Introduction
Few historical controversies have been as prolonged, wide‐ranging, and fruitful as the debate over “the crisis of the seventeenth century.” Initiated by Eric Hobsbawm in a pair of articles appearing in consecutive issues of Past and Present in 1954, the theme was picked up by Hugh Trevor‐Roper in his rejoinder in the same journal in 1959, and then became the focus of a series of articles by several other historians, again in Past and Present, in 1960. But the debate soon transcended the confines of that esteemed journal. Indeed, for the next two decades and more, the seventeenth‐century crisis was a staple of research, publishing, and debate among historians across the Western world, and virtually dominated the reading lists of several generations of graduate students in European history. The appeal of this debate was both in the capaciousness of its themes and in the way it managed to touch on so many profound issues, not only in early modern European history but in history tout court. The emergence of capitalism, the development of the modern state, the history of revolts and rebellions, population growth, price history, the question of unequal development—these are just some of the subjects that fell within its purview. In addition, the crisis debate drew upon and stimulated some of the best and most interesting new developments in historical methodology, coming from such disparate quarters as British Marxism, historical sociology, the Annales school, the new social history of the 1960s, modernization theory, historical demography, and world systems studies. No wonder the discussion attracted the attention not only of virtually all students of European history but of those across the historical profession as well.

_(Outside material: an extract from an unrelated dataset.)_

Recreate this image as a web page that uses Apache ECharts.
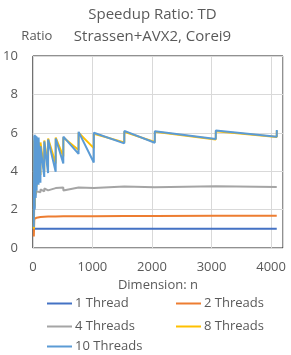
<!DOCTYPE html>
<html>
<head>
<meta charset="utf-8">
<script src="https://cdn.jsdelivr.net/npm/echarts@6/dist/echarts.min.js"></script>
<style>
html,body{margin:0;padding:0;background:#fff;}
#c{width:291px;height:355px;}
</style>
</head>
<body>
<div id="c"></div>
<script>
const titleLines = ['Speedup Ratio: TD', 'Strassen+AVX2, Corei9'];
const xName = 'Dimension: n';
const yName = 'Ratio';
const seriesNames = ['1 Thread', '2 Threads', '4 Threads', '8 Threads', '10 Threads'];
const seriesColors = ['#4472C4', '#ED7D31', '#A5A5A5', '#FFC000', '#5B9BD5'];

const dims = [16, 24, 31, 32, 47, 48, 63, 64, 95, 96, 127, 128, 191, 192, 255, 256, 383, 384, 511, 512, 767, 768, 1023, 1024, 1535, 1536, 2047, 2048, 3071, 3072, 4095, 4096];
const t1  = [1.0, 1.0, 1.0, 1.0, 1.0, 1.0, 1.0, 1.0, 1.0, 1.0, 1.0, 1.0, 1.0, 1.0, 1.0, 1.0, 1.0, 1.0, 1.0, 1.0, 1.0, 1.0, 1.0, 1.0, 1.0, 1.0, 1.0, 1.0, 1.0, 1.0, 1.0, 1.0];
const t2  = [0.6, 1.5, 1.45, 1.58, 1.55, 1.6, 1.58, 1.62, 1.6, 1.63, 1.62, 1.64, 1.63, 1.65, 1.64, 1.65, 1.64, 1.66, 1.65, 1.66, 1.66, 1.67, 1.66, 1.67, 1.67, 1.68, 1.67, 1.68, 1.68, 1.69, 1.68, 1.68];
const t4  = [1.0, 2.3, 2.1, 2.6, 2.5, 2.8, 2.7, 2.95, 2.85, 3.0, 2.9, 3.05, 2.95, 3.1, 3.0, 3.1, 3.12, 3.1, 3.15, 3.0, 3.15, 3.22, 3.12, 3.08, 3.2, 3.22, 3.17, 3.13, 3.22, 3.26, 3.18, 3.2];
const t8  = [1.0, 5.6, 2.2, 5.7, 2.8, 5.7, 3.2, 5.6, 3.6, 5.5, 3.8, 5.5, 4.0, 5.6, 4.2, 5.7, 4.4, 5.75, 4.76, 5.75, 5.1, 6.0, 5.2, 5.95, 5.5, 6.05, 5.52, 6.05, 5.65, 6.08, 5.78, 6.1];
const t10 = [1.1, 5.85, 2.0, 5.9, 2.6, 5.85, 3.0, 5.8, 3.3, 5.75, 3.4, 5.3, 3.7, 5.55, 3.9, 5.65, 3.97, 5.7, 4.4, 5.8, 4.9, 6.05, 4.45, 6.0, 5.45, 6.1, 5.48, 6.08, 5.68, 6.12, 5.8, 6.15];

const allSeries = [t1, t2, t4, t8, t10];
const FONT = '"Open Sans", sans-serif';
const TXT = '#595959';

// legend placement per item: [left, top]
const legendPos = [[47, 297], [176, 297], [47, 320], [176, 320], [47, 340]];

const chart = echarts.init(document.getElementById('c'), null, {renderer: 'canvas'});
chart.setOption({
  animation: false,
  backgroundColor: '#fff',
  textStyle: {fontFamily: FONT},
  graphic: [
    {type: 'text', x: 152.5, y: 15, style: {text: titleLines[0], font: '15px ' + FONT, fill: TXT, align: 'center', verticalAlign: 'middle'}},
    {type: 'text', x: 152.5, y: 37, style: {text: titleLines[1], font: '15px ' + FONT, fill: TXT, align: 'center', verticalAlign: 'middle'}}
  ],
  grid: {left: 30, right: 8, top: 56, bottom: 107, show: true, borderColor: '#222', borderWidth: 1, containLabel: false},
  xAxis: {
    type: 'value', min: 0, max: 4200, interval: 1000,
    name: xName, nameLocation: 'middle', nameGap: 28,
    nameTextStyle: {fontSize: 13, color: TXT, fontFamily: FONT},
    axisLine: {show: false}, axisTick: {show: false},
    axisLabel: {fontSize: 13, color: TXT, fontFamily: FONT, margin: 13, formatter: v => (v % 1000 === 0 ? String(v) : '')},
    splitLine: {show: true, lineStyle: {color: '#D9D9D9', width: 1}}
  },
  yAxis: {
    type: 'value', min: 0, max: 10, interval: 2,
    name: yName, nameLocation: 'end', nameGap: 13,
    nameTextStyle: {fontSize: 13, color: TXT, fontFamily: FONT, align: 'center', padding: [0, 0, 0, 8]},
    axisLine: {show: false}, axisTick: {show: false},
    axisLabel: {fontSize: 13, color: TXT, fontFamily: FONT, margin: 15},
    splitLine: {show: true, lineStyle: {color: '#D9D9D9', width: 1}}
  },
  legend: seriesNames.map((nm, i) => ({
    left: legendPos[i][0], top: legendPos[i][1], padding: 0,
    itemWidth: 25, itemHeight: 2, icon: 'rect',
    textStyle: {fontSize: 13, color: TXT, fontFamily: FONT, padding: [0, 0, 0, -2]},
    data: [nm]
  })),
  series: seriesNames.map((nm, i) => ({
    name: nm, type: 'line', symbol: 'none', smooth: false,
    data: dims.map((d, k) => [d, allSeries[i][k]]),
    lineStyle: {color: seriesColors[i], width: 2},
    itemStyle: {color: seriesColors[i]},
    z: 2 + i
  }))
});
</script>
</body>
</html>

This AHR Forum takes a look back at the crisis debate and offers several perspectives on its history, its import, and its contemporary relevance. In the introductory essay, “Crisis, Chronology, and the Shape of European Social History,” Jonathan Dewald surveys its roots and development, taking us from well before the crisis debate proper emerged, to the subsequent fragmentation that undermined its conceptual unity, to more recent attempts to expand and update the notion of a crisis of transition in a globally expanding Europe. He emphasizes both the variety of approaches and the historiographical perspectives that structured the debate, but he also reminds us of the core terms of modernity and economic development that guided the discussion. In “Crisis and Catastrophe: The Global Crisis of the Seventeenth Century Reconsidered,” Geoffrey Parker, who was one of the participants in the crisis debate, adds a global dimension to the discussion, arguing that climate change supplies the necessary condition for understanding the crisis conditions in many parts of the world. He ends his article with some suggestive comments on the lessons that might be learned today from how people in the seventeenth century reacted to climatic hardship. In the first of two comments, “Locating Linkages or Painting Bull's‐Eyes around Bullet Holes? An East Asian Perspective on the Seventeenth‐Century Crisis,” Michael Marmé both raises questions about the comparative and analytical aspects of the crisis literature and offers empirical evidence regarding the particular experiences of Japan and China in the period. Finally, J. B. Shank takes issue with the concept of “crisis” itself. His critique, “Crisis: A Useful Category of Post–Social Scientific Historical Analysis?” raises fundamental questions about how historians have, often unthinkingly, deployed the term and suggests how it might be understood in more properly historical ways.